The concert began with the U.S. premiere of Thomas Jennefelt’s “Music for a Big Church; for tranquility,” composed 20 years ago. This lovely, wordless sequence of mesmerizing vocal patterns sung in a “na-na” vocalise was given a shimmering minimalist vibe by Gershon and the choir. They also effortlessly illuminated the wide vocal palette of Eric Whitacre’s “Her Sacred Spirit Soars” for double chorus.
The choir’s associate conductor, Lesley Leighton, led Tarik O’Regan’s darker “Tal vez tenemos tiempo” (“Maybe we have time”), a resonant setting of Pablo Neruda’s poem. (Gershon conducted everything else.) Leighton, a longtime singer with the choir, then joined the chorale for “Heavenly Home: Three American Songs,” arranged with mastery by Shawn Kirchner.

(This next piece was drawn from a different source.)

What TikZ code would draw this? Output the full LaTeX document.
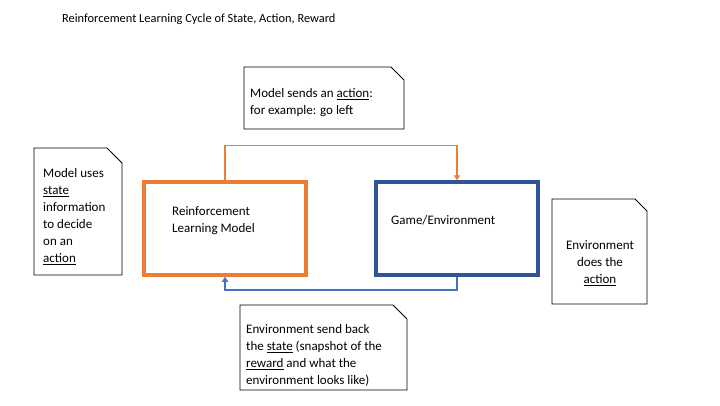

A veteran member of the ensemble’s tenor section, Kirchner uses American folk sources for “Unclouded Day,” “Angel Band” and “Hallelujah.” The choir conveyed the spirit of each with impressive phrasing and dynamic control.
The Master Chorale gave the premiere of Lauridsen’s “Lux Aeterna” in 1997, and the half-hour piece has since grown in stature. In a pre-concert talk, Lauridsen said the work represents “the triumph of light over darkness.” It’s also a luminously intimate and personal score. It was written while Lauridsen was the choir’s composer-in-residence and partly reflects a healthy consolatory grief he felt after the loss of his mother. He turned those feelings into transporting art. While some might miss the orchestral version’s grandeur and scope, this arrangement for choir and organ, with Paul Meier at the console, brought greater prominence to the score’s hypnotic vocal blend and radiant spiritual beauty. The choir’s purity of sound conjured a timeless quality. It felt like only five minutes had passed. During the concluding Agnus Dei, many members of the choir began to sway individually, apparently in their own meditative space.
The sold-out audience maintained total silence until well after the final Amen, and stood as Lauridsen came to the stage. There was a great roar when the choir stood.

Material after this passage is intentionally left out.